Black Earth

by Jens Mühling / translated by Eugene H. Hayworth

Will someone play for the spilled blood? No. Nobody,’ wrote Mikhail Bulgakov during the turmoil of the Russian Civil War. Since then the borders of Ukraine have shifted constantly through conflict and occupation. The country has existed in its current form only since 1991 and its status and borders remain controversial, both among its own people and its neighbours to the east and west. In simple and vivid prose, Mühling tells the stories of the Ukrainians themselves, of nationalists and old Communists, Crimean Tatars and Cossacks, smugglers, archaeologists and soldiers, all of whose views could hardly be more different. This is an unconventional and unfiltered view of Ukraine — a country at the crossroads of Europe and Asia and the centre of countless conflicts of opinion.

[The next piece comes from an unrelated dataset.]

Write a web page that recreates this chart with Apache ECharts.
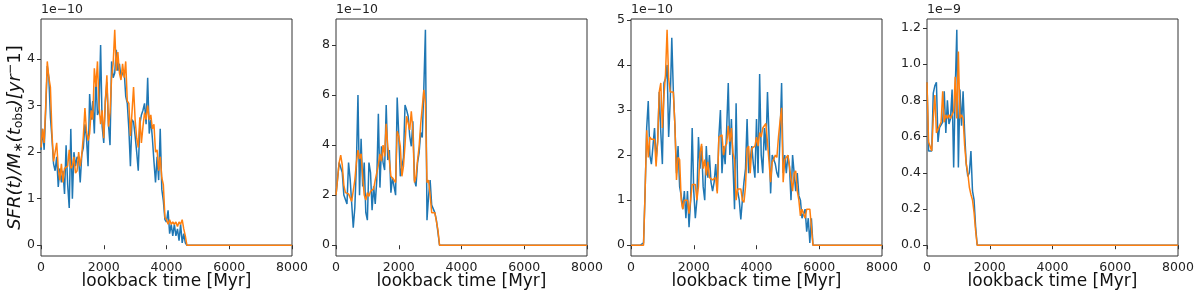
<!DOCTYPE html>
<html><head><meta charset="utf-8">
<script src="https://cdn.jsdelivr.net/npm/echarts@6/dist/echarts.min.js"></script>
<style>html,body{margin:0;padding:0;background:#fff}#c{width:1200px;height:300px}</style>
</head><body><div id="c"></div>
<script>
// sampling of the star-formation histories (lookback time, Myr)
const timeStep = 50;
const xMin = 0, xMax = 8000;
const xTicks = [0, 2000, 4000, 6000, 8000];
const xLabel = 'lookback time [Myr]';

// panel 1 (x 1e-10)
const p1Blue = [2.05,2.5,2.05,2.9,3.85,3.6,2.75,2.3,1.75,1.6,
1.9,1.25,1.65,1.35,1.6,1.1,2.15,1.3,0.8,2.5,
1.0,2.0,1.7,1.9,1.85,1.35,1.95,2.1,2.6,2.3,
1.7,3.25,2.7,3.1,2.4,3.6,2.8,2.9,4.3,2.55,
2.2,3.1,3.5,2.6,2.15,3.95,3.6,3.7,4.2,3.75,
3.9,3.6,3.7,3.75,3.2,3.05,2.5,1.7,2.7,2.65,
2.35,2.0,1.6,2.6,2.8,2.9,3.05,2.6,3.6,2.4,
2.7,2.3,1.8,1.35,1.9,1.4,2.5,1.2,0.95,0.55,
0.5,0.75,0.25,0.45,0.2,0.45,0.2,0.35,0.1,0.45,
0.05,0.25,0.05,0];
const p1Orange = [2.1,2.5,2.2,3.0,3.95,3.6,3.4,2.4,1.8,1.8,
2.2,1.65,1.4,1.75,1.35,1.65,1.65,1.7,2.05,1.65,
1.7,1.9,1.55,1.6,2.0,1.7,1.95,2.35,2.95,2.45,
2.25,2.4,2.9,2.7,3.8,3.4,3.95,3.0,2.6,2.9,
2.3,3.1,3.65,2.55,2.85,3.6,3.9,4.63,3.75,4.15,
3.7,3.55,3.9,3.6,3.95,3.1,3.05,2.35,2.85,3.4,
2.7,2.3,2.1,2.75,2.2,2.55,2.85,2.7,3.0,2.7,
2.8,2.5,2.6,2.0,2.05,1.6,1.9,1.45,1.3,0.6,
0.55,0.45,0.55,0.45,0.5,0.45,0.5,0.4,0.5,0.45,
0.55,0.35,0.2,0];

// panel 2 (x 1e-10)
const p2Blue = [2.0,2.0,3.3,3.1,2.9,2.0,1.95,1.65,3.3,2.65,
2.6,0.7,1.5,3.2,6.0,2.0,4.25,2.35,3.3,1.3,
1.0,3.3,2.9,1.4,2.35,1.65,2.6,5.25,2.3,3.95,
3.3,3.0,5.6,3.4,3.8,2.1,2.7,2.35,2.0,5.9,
4.4,2.75,2.7,3.5,5.6,5.4,5.15,4.35,3.95,4.95,
2.6,2.35,3.3,3.7,4.5,4.3,6.3,8.6,1.0,1.95,
2.6,1.6,1.6,1.3,1.0,0.5,0];
const p2Orange = [2.0,2.05,3.3,3.6,3.2,2.4,2.1,2.1,2.05,2.0,
1.75,1.7,2.6,3.3,3.8,3.45,3.65,2.75,2.0,1.8,
2.1,1.95,2.15,2.2,2.25,2.6,2.9,3.2,3.65,3.35,
4.0,3.55,4.85,3.95,3.4,2.75,2.7,2.6,2.5,4.55,
4.35,3.95,2.75,3.15,4.0,5.15,5.15,4.6,5.35,4.6,
2.5,2.75,3.4,3.95,4.85,4.85,6.2,5.65,2.5,2.6,
2.0,1.3,1.3,1.3,1.25,0.6,0];

// panel 3 (x 1e-10)
const p3Blue = [0,0,0,0,0,0,0,0,0.05,1.2,
2.6,3.2,2.0,1.8,2.2,2.6,1.9,2.3,3.4,2.5,
1.8,3.6,3.7,4.0,2.4,3.2,4.6,3.4,2.65,1.6,
2.2,1.3,1.1,0.8,1.2,0.6,1.2,0.4,1.0,2.6,
1.2,0.6,1.0,2.4,1.7,2.2,1.3,1.0,2.2,1.5,
2.0,1.4,1.2,1.4,1.8,1.2,2.4,3.0,1.6,2.2,
1.8,2.6,3.6,2.0,2.8,1.8,0.8,3.15,1.2,1.0,
0.57,1.0,1.4,1.7,2.8,1.6,1.6,2.2,1.8,1.5,
2.8,1.6,3.8,2.0,1.6,2.6,2.1,3.4,2.4,1.15,
2.0,1.9,1.8,1.6,1.5,2.4,3.6,1.6,2.0,1.6,
2.0,1.75,1.0,2.0,1.6,1.2,1.6,1.1,1.0,0.6,
0.57,0.8,0.3,0.6,0.05,0.6,0];
const p3Orange = [0,0,0,0,0,0,0,0,0,1.2,
2.55,1.95,2.4,2.35,2.35,2.35,1.75,2.3,3.4,3.6,
2.6,3.3,3.8,4.78,3.7,3.4,3.4,3.4,2.65,1.45,
1.95,1.9,1.0,0.8,1.0,1.0,1.0,0.7,1.0,1.35,
1.35,1.35,1.0,1.3,2.05,2.25,1.7,1.9,1.55,1.85,
1.5,1.5,1.45,1.45,1.5,1.15,2.4,2.4,2.45,2.0,
2.2,2.25,2.65,2.3,2.6,2.05,1.9,1.0,1.25,1.25,
1.25,1.0,0.95,1.3,2.15,2.2,1.6,2.15,2.15,2.2,
2.4,2.2,2.5,2.4,2.6,2.65,2.7,2.7,1.85,1.4,
1.85,1.9,2.0,1.95,2.4,2.75,3.05,1.4,1.9,1.9,
2.0,1.75,1.75,1.2,1.6,1.65,1.2,1.0,0.65,0.8,
0.8,0.6,0.8,0.8,0.8,0.8,0];

// panel 4 (x 1e-9)
const p4Blue = [0.90,0.52,0.52,0.52,0.84,0.88,0.90,0.57,0.65,0.66,
0.68,0.85,0.62,0.80,0.67,0.70,0.86,0.43,0.86,1.19,
0.43,0.86,0.66,0.85,0.62,0.45,0.38,0.40,0.52,0.30,
0.25,0.10,0];
const p4Orange = [0.90,0.57,0.58,0.52,0.70,0.83,0.62,0.64,0.66,0.68,
0.85,0.68,0.72,0.70,0.72,0.70,0.72,0.74,0.93,0.70,
1.07,0.70,0.72,0.70,0.55,0.45,0.40,0.32,0.28,0.25,
0.18,0.08,0];

const yTicks1 = [0, 1, 2, 3, 4];
const yTicks2 = [0, 2, 4, 6, 8];
const yTicks3 = [0, 1, 2, 3, 4, 5];
const yTicks4 = [0, 0.2, 0.4, 0.6, 0.8, 1.0, 1.2];
const offsetTexts = ['1e\u221210', '1e\u221210', '1e\u221210', '1e\u22129'];
const yDecimals = [0, 0, 0, 1];

const panels = [
  {blue: p1Blue, orange: p1Orange, ticks: yTicks1},
  {blue: p2Blue, orange: p2Orange, ticks: yTicks2},
  {blue: p3Blue, orange: p3Orange, ticks: yTicks3},
  {blue: p4Blue, orange: p4Orange, ticks: yTicks4}
];

const FONT = '"DejaVu Sans", sans-serif';
const lefts = [41, 336, 631, 927];
const gridTop = 19, gridW = 251, gridH = 237;
const BLUE = '#1f77b4', ORANGE = '#ff7f0e', AX = '#333';

function toPairs(arr) {
  const pts = arr.map((v, i) => [i * timeStep, v]);
  pts.push([xMax, 0]);
  return pts;
}

const grid = [], xAxis = [], yAxis = [], series = [], graphic = [];
panels.forEach((p, k) => {
  grid.push({left: lefts[k], top: gridTop, width: gridW, height: gridH,
    show: true, borderColor: AX, borderWidth: 1, backgroundColor: 'transparent'});
  xAxis.push({type: 'value', gridIndex: k, min: xMin, max: xMax, interval: 2000,
    name: xLabel, nameLocation: 'middle', nameGap: 17, nameMoveOverlap: false,
    nameTextStyle: {fontFamily: FONT, fontSize: 17, color: '#111'},
    axisLine: {show: false}, splitLine: {show: false},
    axisTick: {show: true, length: 4, lineStyle: {color: AX}, customValues: xTicks},
    axisLabel: {fontFamily: FONT, fontSize: 12.5, color: '#222', margin: 5,
      customValues: xTicks, formatter: v => String(Math.round(v))}});
  const all = p.blue.concat(p.orange);
  const dMax = Math.max(...all), dMin = Math.min(...all);
  const pad = 0.05 * (dMax - dMin);
  const y = {type: 'value', gridIndex: k, min: dMin - pad, max: dMax + pad,
    axisLine: {show: false}, splitLine: {show: false},
    axisTick: {show: true, length: 4, lineStyle: {color: AX}, customValues: p.ticks},
    axisLabel: {fontFamily: FONT, fontSize: 12.5, color: '#222', margin: 6,
      customValues: p.ticks, formatter: v => Number(v).toFixed(yDecimals[k])}};
  if (k === 0) {
    y.name = '{i|SFR(t)/M}{s|\u2217}{i|(t}{s|obs}{i|)[yr}{u|\u2212}{n|1]}';
    y.nameLocation = 'middle';
    y.nameGap = 15;
    y.nameMoveOverlap = false;
    y.nameTextStyle = {fontFamily: FONT, fontSize: 18, color: '#111',
      rich: {
        i: {fontFamily: FONT, fontSize: 18, fontStyle: 'italic', color: '#111', lineHeight: 22},
        n: {fontFamily: FONT, fontSize: 18, color: '#111', lineHeight: 22},
        s: {fontFamily: FONT, fontSize: 12.5, color: '#111', lineHeight: 22, padding: [8, 0, 0, 0]},
        u: {fontFamily: FONT, fontSize: 12.5, color: '#111', lineHeight: 22, padding: [0, 0, 8, 0]}
      }};
  }
  yAxis.push(y);
  series.push({type: 'line', xAxisIndex: k, yAxisIndex: k, data: toPairs(p.blue),
    showSymbol: false, symbol: 'none', lineStyle: {color: BLUE, width: 1.5}, itemStyle: {color: BLUE}, z: 2});
  series.push({type: 'line', xAxisIndex: k, yAxisIndex: k, data: toPairs(p.orange),
    showSymbol: false, symbol: 'none', lineStyle: {color: ORANGE, width: 1.5}, itemStyle: {color: ORANGE}, z: 3});
  graphic.push({type: 'text', left: lefts[k], top: 3,
    style: {text: offsetTexts[k], font: '12.5px "DejaVu Sans", sans-serif', fill: '#222'}});
});

const chart = echarts.init(document.getElementById('c'), null, {renderer: 'canvas'});
chart.setOption({animation: false, backgroundColor: '#fff', grid, xAxis, yAxis, series, graphic});
</script></body></html>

JENS MÜHLING was the editor of a German newspaper in Moscow for two years, and worked for the Berlin daily newspaper Der Tagesspiegel from 2005 to 2017. His features and essays on Eastern Europe have won him several awards, and his travelogue A Journey into Russia was shortlisted for the Stanford Dolman Travel Book of the Year award in 2015.

Also by this author, A Journey into Russia.

EUGENE H. HAYWORTH is the translator of several works of contemporary German fiction and nonfiction.